Уже в ранней юности я влюбился в современное искусство, в живопись, в поэзию. Но современное искусство отмечено "духом лиризма", его иллюзиями прогресса, его идеологией двойной революции, эстетикой и политикой, и все это мало-помалу мне осточертело. Скептицизм по отношению к духу авангарда не мог, однако, ни в чем помешать моей любви к произведениям современного искусства. Я любил их тем более, что они стали первыми жертвами сталинских преследований; Ченек из "Шутки" был послан в штрафной батальон, потому что он обожал живопись кубистов; Революция решила, что современное искусство - это ее идеологический враг номер один, даже если бедные модернисты только и хотели воспевать ее и прославлять; я никогда не забуду Константина Библа: этот изысканный поэт (ах, сколько его стихов помнил я наизусть!), будучи восторженным коммунистом, принялся после 1948 года сочинять пропагандистскую поэзию, в посредственности своей столь же удручающую, сколь и душераздирающую; чуть позже он выбросился из окошка на пражскую мостовую и разбился насмерть; его хрупкая личность стала для меня олицетворением современного искусства - введенного в соблазн, обманутого, замученного, приконченного, доведенного до самоубийства.

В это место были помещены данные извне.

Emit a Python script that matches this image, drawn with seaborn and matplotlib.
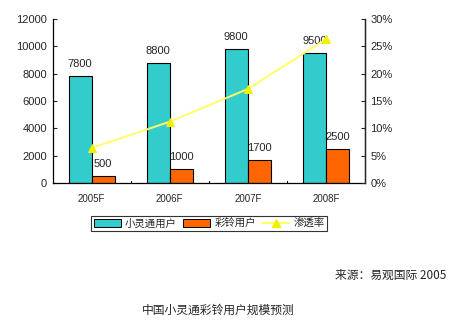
import matplotlib
matplotlib.use("Agg")
import matplotlib.pyplot as plt
import seaborn as sns
import pandas as pd
from matplotlib.lines import Line2D
from matplotlib.patches import Patch
from matplotlib.ticker import FuncFormatter

years = ["2005F", "2006F", "2007F", "2008F"]
phs_users = [7800, 8800, 9800, 9500]
ringback_users = [500, 1000, 1700, 2500]
penetration = [6.4, 11.2, 17.2, 26.3]
series_names = ["小灵通用户", "彩铃用户", "渗透率"]
source_text = "来源：易观国际 2005"
title_text = "中国小灵通彩铃用户规模预测"

TEAL = "#33CCCC"
ORANGE = "#FF6600"
YELLOW = "#FFFF66"
MARKER = "#F0F000"

sns.set_style("white")
plt.rcParams["font.family"] = ["Liberation Sans", "Noto Sans CJK SC", "DejaVu Sans"]
CJK = ["Noto Sans CJK SC", "DejaVu Sans"]

df = pd.DataFrame({
    "year": years * 2,
    "users": phs_users + ringback_users,
    "series": [series_names[0]] * 4 + [series_names[1]] * 4,
})

fig = plt.figure(figsize=(4.5, 3.26), dpi=100)
ax = fig.add_axes([52.5 / 450, 1 - 183 / 326, 312.5 / 450, 164 / 326])

sns.barplot(data=df, x="year", y="users", hue="series", order=years,
            hue_order=series_names[:2], palette=[TEAL, ORANGE], saturation=1,
            width=0.59, edgecolor="black", linewidth=0.8, ax=ax, legend=False)

ax.set_ylim(0, 12000)
ax.set_xlim(-0.5, 3.5)
ax.set_yticks(range(0, 12001, 2000))
ax.set_xlabel("")
ax.set_ylabel("")
ax.set_xticks(range(4))
ax.set_xticklabels(years, fontsize=7)
ax.tick_params(axis="x", length=0, pad=8)
ax.tick_params(axis="y", direction="in", length=3, width=0.8, labelsize=8, pad=4)
# category divider ticks on the category axis
for b in [0.5, 1.5, 2.5]:
    ax.plot([b, b], [0, 150], color="black", lw=0.8, clip_on=False)

ax.spines["top"].set_visible(False)
for sp in ["left", "bottom", "right"]:
    ax.spines[sp].set_color("black")
    ax.spines[sp].set_linewidth(0.9)

for container in ax.containers:
    ax.bar_label(container, fontsize=8, padding=5)

ax2 = ax.twinx()
sns.lineplot(x=list(range(4)), y=penetration, ax=ax2, color=YELLOW, lw=1.4,
             marker="^", markersize=6, markerfacecolor=MARKER,
             markeredgecolor=MARKER)
ax2.set_ylim(0, 30)
ax2.set_yticks(range(0, 31, 5))
ax2.yaxis.set_major_formatter(FuncFormatter(lambda v, p: f"{int(v)}%"))
ax2.tick_params(axis="y", direction="in", length=3, width=0.8, labelsize=8, pad=4)
ax2.set_ylabel("")
ax2.spines["top"].set_visible(False)
ax2.spines["right"].set_linewidth(0.9)
ax2.spines["left"].set_visible(False)
ax2.spines["bottom"].set_visible(False)

handles = [
    Patch(facecolor=TEAL, edgecolor="black", linewidth=0.7),
    Patch(facecolor=ORANGE, edgecolor="black", linewidth=0.7),
    Line2D([0], [0], color=YELLOW, lw=1.4, marker="^", markersize=6,
           markerfacecolor=MARKER, markeredgecolor=MARKER),
]
leg = fig.legend(handles, series_names, loc="center",
                 bbox_to_anchor=(209 / 450, 1 - 223.5 / 326), ncol=3,
                 prop={"family": CJK, "size": 7.5}, frameon=True,
                 fancybox=False, edgecolor="black", handlelength=2.6,
                 handleheight=0.8, columnspacing=0.6, handletextpad=0.4,
                 borderpad=0.25, borderaxespad=0)
leg.get_frame().set_linewidth(0.8)

fig.text(446 / 450, 1 - 275 / 326, source_text, ha="right", va="center",
         fontsize=8.5, family=CJK)
fig.text(218 / 450, 1 - 310 / 326, title_text, ha="center", va="center",
         fontsize=8.5, family=CJK)

fig.savefig("out.png", dpi=100, facecolor="white")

Моя верность современному искусству была, как видите, столь же страстной, как и моя привязанность к антилиризму романа. Поэтические ценности, дорогие для Бретона, да и для всего теперешнего искусства (напряженность, плотность, раскрепощенное воображение, презрение к "никчемным моментам жизни"), - я искал исключительно на лишенной иллюзий территории романа. Но оттого их значимость для меня только возрастала. Этим и объясняется, возможно, почему у меня вызывает что-то вроде острой аллергии тот вид скукотищи, который так раздражал Дебюсси, когда он слушал симфонии Брамса и Чайковского; аллергии на копошение трудолюбивых пауков. Этим и объясняется, возможно, почему я долго был глух к творчеству Бальзака и почему из всех романистов мне особенно дорог Рабле.
8
Рабле было незнакомо само понятие дихотомии главных тем и "мостиков", переднего и заднего планов. Он легко переходит от серьезных материй к перечислению способов, изобретенных малышом Гаргантюа для подтирки зада, и, однако, с эстетической точки зрения все эти пассажи, легкомысленные и серьезные, одинаково для него важны, а мне доставляют одинаковое наслаждение. Это восхищало меня в нем и в других старых романистах: они говорят о том, что кажется им чарующим, и прерывают свой рассказ, как только эти чары рассеиваются. Непринужденность их композиции заставляла меня задуматься: писать, не нагнетая напряжения, не вымучивая сюжет и не силясь придать ему правдоподобие, писать, не описывая определенную эпоху, среду, местность; отказаться от всего этого и не порывать связи только с самым главным; иными словами: создавать такую композицию, где "мостики" и "наполнения" не имеют ни малейшего смысла и где романист не обязан - ради следования форме и ее прихотям - ни на одну строку отдаляться от того, что лежит у него на сердце, что чарует его.